### OBJECTIVE
Find the line containing "Output the web" and copy it exactly, along with every line after it up to and including the line containing "const font = 'Liberation". Copy nothing else.

### SUPPLIED RECORDS
<<<<

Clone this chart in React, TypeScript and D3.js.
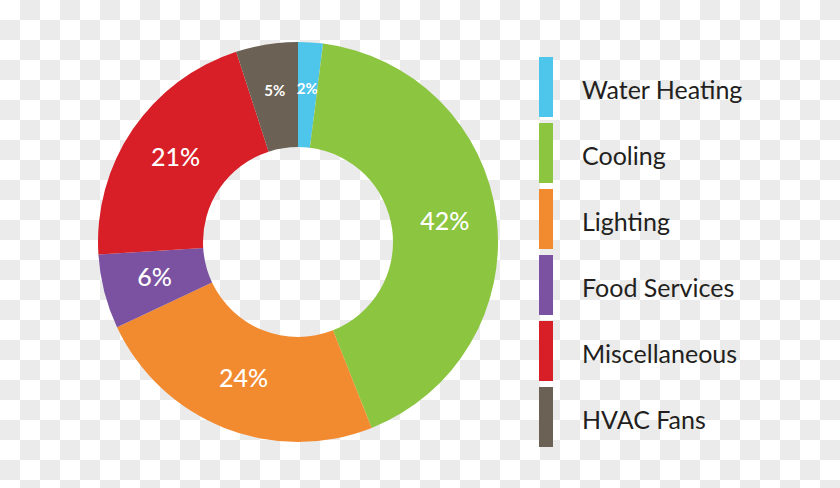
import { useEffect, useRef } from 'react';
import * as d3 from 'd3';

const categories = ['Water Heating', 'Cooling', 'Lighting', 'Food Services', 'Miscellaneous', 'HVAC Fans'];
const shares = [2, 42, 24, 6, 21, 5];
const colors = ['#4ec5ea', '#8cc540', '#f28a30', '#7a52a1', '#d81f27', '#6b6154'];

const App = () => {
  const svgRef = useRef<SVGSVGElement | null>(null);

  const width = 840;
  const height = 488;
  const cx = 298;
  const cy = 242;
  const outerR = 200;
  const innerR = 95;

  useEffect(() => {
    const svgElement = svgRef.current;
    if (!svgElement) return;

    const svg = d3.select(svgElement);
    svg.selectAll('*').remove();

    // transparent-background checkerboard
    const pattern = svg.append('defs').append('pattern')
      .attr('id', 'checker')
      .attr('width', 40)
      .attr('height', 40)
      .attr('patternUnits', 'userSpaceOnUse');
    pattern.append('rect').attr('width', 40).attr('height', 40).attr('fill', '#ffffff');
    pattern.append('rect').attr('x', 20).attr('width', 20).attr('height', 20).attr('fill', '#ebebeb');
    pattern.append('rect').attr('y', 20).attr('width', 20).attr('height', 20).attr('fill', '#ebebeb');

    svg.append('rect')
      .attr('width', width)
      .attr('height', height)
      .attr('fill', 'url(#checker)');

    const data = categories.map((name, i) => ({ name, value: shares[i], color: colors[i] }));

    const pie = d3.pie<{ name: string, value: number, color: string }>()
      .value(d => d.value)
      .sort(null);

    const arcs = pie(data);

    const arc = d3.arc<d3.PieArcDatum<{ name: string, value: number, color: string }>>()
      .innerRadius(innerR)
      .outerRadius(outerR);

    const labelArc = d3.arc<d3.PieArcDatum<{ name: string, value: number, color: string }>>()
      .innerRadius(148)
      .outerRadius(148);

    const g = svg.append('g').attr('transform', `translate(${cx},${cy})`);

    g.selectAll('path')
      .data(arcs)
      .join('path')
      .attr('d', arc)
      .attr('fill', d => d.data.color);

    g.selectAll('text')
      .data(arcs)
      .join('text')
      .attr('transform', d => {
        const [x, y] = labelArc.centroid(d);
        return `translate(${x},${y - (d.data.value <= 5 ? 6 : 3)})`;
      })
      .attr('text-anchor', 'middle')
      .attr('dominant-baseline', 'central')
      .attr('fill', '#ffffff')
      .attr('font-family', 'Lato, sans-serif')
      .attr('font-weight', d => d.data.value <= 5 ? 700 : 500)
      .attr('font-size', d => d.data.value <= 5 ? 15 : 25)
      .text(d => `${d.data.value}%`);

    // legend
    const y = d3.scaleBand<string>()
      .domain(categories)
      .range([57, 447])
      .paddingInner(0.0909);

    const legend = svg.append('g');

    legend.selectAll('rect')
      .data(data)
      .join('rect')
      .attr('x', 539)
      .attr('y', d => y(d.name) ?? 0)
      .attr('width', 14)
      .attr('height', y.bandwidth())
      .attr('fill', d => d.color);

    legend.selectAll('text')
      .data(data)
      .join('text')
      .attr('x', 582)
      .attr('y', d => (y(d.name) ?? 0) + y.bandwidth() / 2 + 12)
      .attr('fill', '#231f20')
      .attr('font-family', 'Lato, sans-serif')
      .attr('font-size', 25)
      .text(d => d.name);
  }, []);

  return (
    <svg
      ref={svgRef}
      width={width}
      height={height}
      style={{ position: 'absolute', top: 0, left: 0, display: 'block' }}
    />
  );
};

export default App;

>>>>
<<<<

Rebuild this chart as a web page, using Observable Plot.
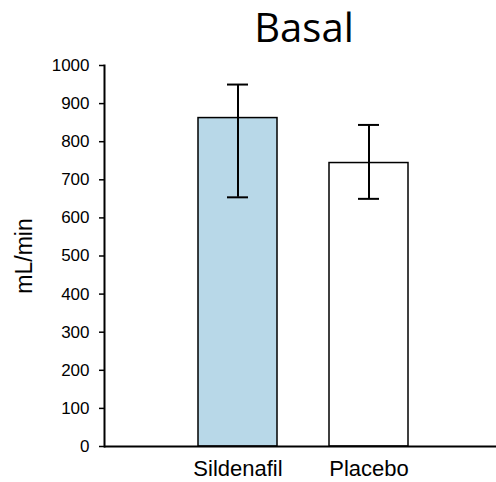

>>>>
<<<<

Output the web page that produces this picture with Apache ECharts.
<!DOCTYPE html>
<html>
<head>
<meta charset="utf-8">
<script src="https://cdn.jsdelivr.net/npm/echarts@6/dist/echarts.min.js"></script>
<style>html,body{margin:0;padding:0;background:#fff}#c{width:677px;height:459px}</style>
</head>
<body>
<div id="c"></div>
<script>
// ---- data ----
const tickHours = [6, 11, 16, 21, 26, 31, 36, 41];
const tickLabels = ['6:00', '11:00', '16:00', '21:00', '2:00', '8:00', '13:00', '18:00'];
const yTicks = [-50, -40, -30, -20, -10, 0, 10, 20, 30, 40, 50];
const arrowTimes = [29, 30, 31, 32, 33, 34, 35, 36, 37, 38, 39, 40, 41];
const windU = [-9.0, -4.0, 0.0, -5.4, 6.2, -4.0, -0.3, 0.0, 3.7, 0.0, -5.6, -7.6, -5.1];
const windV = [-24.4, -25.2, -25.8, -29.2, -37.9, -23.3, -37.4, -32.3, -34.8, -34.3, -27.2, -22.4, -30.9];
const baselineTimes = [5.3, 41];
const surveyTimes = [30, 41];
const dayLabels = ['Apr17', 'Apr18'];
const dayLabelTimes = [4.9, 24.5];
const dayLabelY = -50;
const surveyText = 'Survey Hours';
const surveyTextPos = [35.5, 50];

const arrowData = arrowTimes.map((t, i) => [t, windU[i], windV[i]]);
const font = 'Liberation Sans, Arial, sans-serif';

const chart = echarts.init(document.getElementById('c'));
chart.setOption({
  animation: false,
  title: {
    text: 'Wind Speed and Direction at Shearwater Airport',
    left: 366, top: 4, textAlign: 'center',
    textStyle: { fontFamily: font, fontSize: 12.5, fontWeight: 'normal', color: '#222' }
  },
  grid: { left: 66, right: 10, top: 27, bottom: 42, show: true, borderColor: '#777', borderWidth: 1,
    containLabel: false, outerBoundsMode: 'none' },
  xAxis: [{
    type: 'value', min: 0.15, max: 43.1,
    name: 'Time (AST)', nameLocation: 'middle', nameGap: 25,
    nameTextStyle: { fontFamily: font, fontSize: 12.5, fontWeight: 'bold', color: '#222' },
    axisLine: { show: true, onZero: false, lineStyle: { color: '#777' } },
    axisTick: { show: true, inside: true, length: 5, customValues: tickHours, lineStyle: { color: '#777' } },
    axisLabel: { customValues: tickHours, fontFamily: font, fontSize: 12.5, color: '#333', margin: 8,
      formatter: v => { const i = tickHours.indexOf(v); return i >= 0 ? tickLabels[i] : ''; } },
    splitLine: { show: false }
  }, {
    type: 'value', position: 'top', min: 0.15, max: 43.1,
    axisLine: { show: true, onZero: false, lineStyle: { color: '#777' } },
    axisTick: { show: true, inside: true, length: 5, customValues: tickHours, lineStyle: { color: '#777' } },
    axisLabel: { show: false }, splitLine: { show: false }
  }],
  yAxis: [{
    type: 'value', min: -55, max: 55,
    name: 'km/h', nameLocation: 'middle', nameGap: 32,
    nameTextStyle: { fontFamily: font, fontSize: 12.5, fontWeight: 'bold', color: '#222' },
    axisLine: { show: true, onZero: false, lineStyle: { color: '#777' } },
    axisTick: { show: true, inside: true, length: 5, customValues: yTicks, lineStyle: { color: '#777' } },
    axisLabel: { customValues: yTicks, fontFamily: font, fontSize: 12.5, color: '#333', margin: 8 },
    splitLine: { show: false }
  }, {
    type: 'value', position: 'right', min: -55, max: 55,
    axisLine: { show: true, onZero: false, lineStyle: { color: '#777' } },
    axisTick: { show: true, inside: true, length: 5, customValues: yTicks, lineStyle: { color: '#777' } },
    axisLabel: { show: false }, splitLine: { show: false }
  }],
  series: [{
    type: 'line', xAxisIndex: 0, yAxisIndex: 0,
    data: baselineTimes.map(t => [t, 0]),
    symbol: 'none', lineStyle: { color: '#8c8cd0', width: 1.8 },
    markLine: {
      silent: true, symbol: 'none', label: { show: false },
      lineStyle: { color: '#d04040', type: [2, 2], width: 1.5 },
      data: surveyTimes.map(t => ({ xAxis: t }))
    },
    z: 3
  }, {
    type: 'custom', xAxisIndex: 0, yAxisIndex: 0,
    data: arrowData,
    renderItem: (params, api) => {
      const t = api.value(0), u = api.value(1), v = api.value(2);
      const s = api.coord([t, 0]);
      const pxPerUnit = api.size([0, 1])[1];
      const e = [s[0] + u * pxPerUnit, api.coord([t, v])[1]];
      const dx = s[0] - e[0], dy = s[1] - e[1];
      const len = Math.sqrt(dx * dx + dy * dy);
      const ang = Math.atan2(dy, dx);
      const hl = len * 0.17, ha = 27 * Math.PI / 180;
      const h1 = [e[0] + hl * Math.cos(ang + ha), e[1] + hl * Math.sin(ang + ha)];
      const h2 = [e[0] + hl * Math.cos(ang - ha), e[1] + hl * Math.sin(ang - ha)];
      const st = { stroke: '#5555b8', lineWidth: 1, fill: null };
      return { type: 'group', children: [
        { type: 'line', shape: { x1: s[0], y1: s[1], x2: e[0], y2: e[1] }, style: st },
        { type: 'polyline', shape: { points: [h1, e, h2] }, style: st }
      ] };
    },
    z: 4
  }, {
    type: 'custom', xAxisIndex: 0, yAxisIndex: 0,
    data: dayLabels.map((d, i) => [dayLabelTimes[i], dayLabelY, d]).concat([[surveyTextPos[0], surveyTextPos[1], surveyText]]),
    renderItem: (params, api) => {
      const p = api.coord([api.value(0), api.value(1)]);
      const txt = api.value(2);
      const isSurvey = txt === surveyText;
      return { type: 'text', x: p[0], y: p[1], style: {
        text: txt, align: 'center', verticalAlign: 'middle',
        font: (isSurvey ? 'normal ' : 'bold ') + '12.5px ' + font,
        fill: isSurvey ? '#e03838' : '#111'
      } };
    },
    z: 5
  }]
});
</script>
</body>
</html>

>>>>

### ANSWER TO THE TASK
Output the web page that produces this picture with Apache ECharts.
<!DOCTYPE html>
<html>
<head>
<meta charset="utf-8">
<script src="https://cdn.jsdelivr.net/npm/echarts@6/dist/echarts.min.js"></script>
<style>html,body{margin:0;padding:0;background:#fff}#c{width:677px;height:459px}</style>
</head>
<body>
<div id="c"></div>
<script>
// ---- data ----
const tickHours = [6, 11, 16, 21, 26, 31, 36, 41];
const tickLabels = ['6:00', '11:00', '16:00', '21:00', '2:00', '8:00', '13:00', '18:00'];
const yTicks = [-50, -40, -30, -20, -10, 0, 10, 20, 30, 40, 50];
const arrowTimes = [29, 30, 31, 32, 33, 34, 35, 36, 37, 38, 39, 40, 41];
const windU = [-9.0, -4.0, 0.0, -5.4, 6.2, -4.0, -0.3, 0.0, 3.7, 0.0, -5.6, -7.6, -5.1];
const windV = [-24.4, -25.2, -25.8, -29.2, -37.9, -23.3, -37.4, -32.3, -34.8, -34.3, -27.2, -22.4, -30.9];
const baselineTimes = [5.3, 41];
const surveyTimes = [30, 41];
const dayLabels = ['Apr17', 'Apr18'];
const dayLabelTimes = [4.9, 24.5];
const dayLabelY = -50;
const surveyText = 'Survey Hours';
const surveyTextPos = [35.5, 50];

const arrowData = arrowTimes.map((t, i) => [t, windU[i], windV[i]]);
const font = 'Liberation Sans, Arial, sans-serif';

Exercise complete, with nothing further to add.